◆ **COLLECTED DATA**:
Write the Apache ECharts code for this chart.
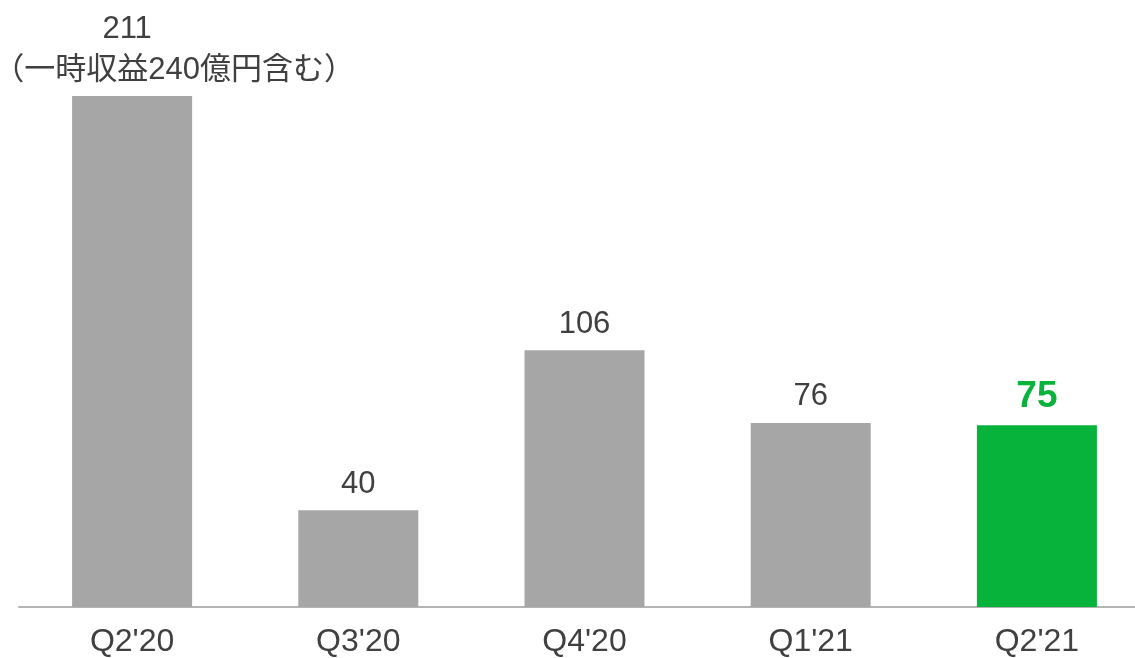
<!DOCTYPE html>
<html>
<head>
<meta charset="utf-8">
<style>
  html, body { margin: 0; padding: 0; background: #ffffff; overflow: hidden; }
  #chart { width: 1150px; height: 658px; }
</style>
<script src="https://cdn.jsdelivr.net/npm/echarts@6/dist/echarts.min.js"></script>
</head>
<body>
<div id="chart"></div>
<script>
// Quarterly values (億円)
const quarters = ["Q2'20", "Q3'20", "Q4'20", "Q1'21", "Q2'21"];
const values = [211, 40, 106, 76, 75];
// Extra note shown under a bar's value (empty = none)
const notes = ["（一時収益240億円含む）", "", "", "", ""];
// Index of the highlighted (latest) quarter
const highlightIndex = 4;

const FONT = "'Liberation Sans', Arial, 'Noto Sans CJK JP', sans-serif";
const GREY = '#a6a6a6';
const GREEN = '#08b33b';
const TEXT = '#404040';

const seriesData = values.map((v, i) => {
  const hl = i === highlightIndex;
  const item = { value: v, itemStyle: { color: hl ? GREEN : GREY } };
  if (hl) {
    item.label = { color: GREEN, fontWeight: 'bold', fontSize: 37, lineHeight: 44, distance: 7 };
  } else if (notes[i]) {
    // value on the first line, note below it; the note block sits right of the bar centre
    item.label = {
      offset: [42, 0],
      formatter: p => '{v|' + p.value + '}\n{n|' + notes[p.dataIndex] + '}',
      rich: {
        v: { fontSize: 31, lineHeight: 41, color: TEXT, fontFamily: FONT, padding: [0, 94, 0, 0] },
        n: { fontSize: 31, lineHeight: 41, color: TEXT, fontFamily: FONT }
      }
    };
  }
  return item;
});

// The plot area runs slightly past the right edge of the visible page,
// so the last category band is cut off by the window.
const chart = echarts.init(document.getElementById('chart'), null, { renderer: 'canvas' });
chart.setOption({
  animation: false,
  backgroundColor: '#ffffff',
  grid: { left: 19, top: 96, right: 0, bottom: 51, containLabel: false },
  xAxis: {
    type: 'category',
    data: quarters,
    axisLine: { show: true, lineStyle: { color: '#b4b4b4', width: 2 } },
    axisTick: { show: false },
    axisLabel: { color: TEXT, fontSize: 32, fontFamily: FONT, margin: 19 }
  },
  yAxis: {
    type: 'value',
    min: 0,
    max: 211,
    show: false,
    splitLine: { show: false }
  },
  series: [{
    type: 'bar',
    data: seriesData,
    barWidth: 120,
    label: {
      show: true,
      position: 'top',
      distance: 5,
      color: TEXT,
      fontSize: 31,
      lineHeight: 42,
      fontFamily: FONT,
      formatter: p => String(p.value)
    }
  }]
});
</script>
</body>
</html>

◆ **TASK DIRECTIONS**: Make an exact copy of the lines from the top of the material through the line with "const TEXT = '#404040';", pictures excluded.

◆ **RESULT BELOW**:
Write the Apache ECharts code for this chart.
<!DOCTYPE html>
<html>
<head>
<meta charset="utf-8">
<style>
  html, body { margin: 0; padding: 0; background: #ffffff; overflow: hidden; }
  #chart { width: 1150px; height: 658px; }
</style>
<script src="https://cdn.jsdelivr.net/npm/echarts@6/dist/echarts.min.js"></script>
</head>
<body>
<div id="chart"></div>
<script>
// Quarterly values (億円)
const quarters = ["Q2'20", "Q3'20", "Q4'20", "Q1'21", "Q2'21"];
const values = [211, 40, 106, 76, 75];
// Extra note shown under a bar's value (empty = none)
const notes = ["（一時収益240億円含む）", "", "", "", ""];
// Index of the highlighted (latest) quarter
const highlightIndex = 4;

const FONT = "'Liberation Sans', Arial, 'Noto Sans CJK JP', sans-serif";
const GREY = '#a6a6a6';
const GREEN = '#08b33b';
const TEXT = '#404040';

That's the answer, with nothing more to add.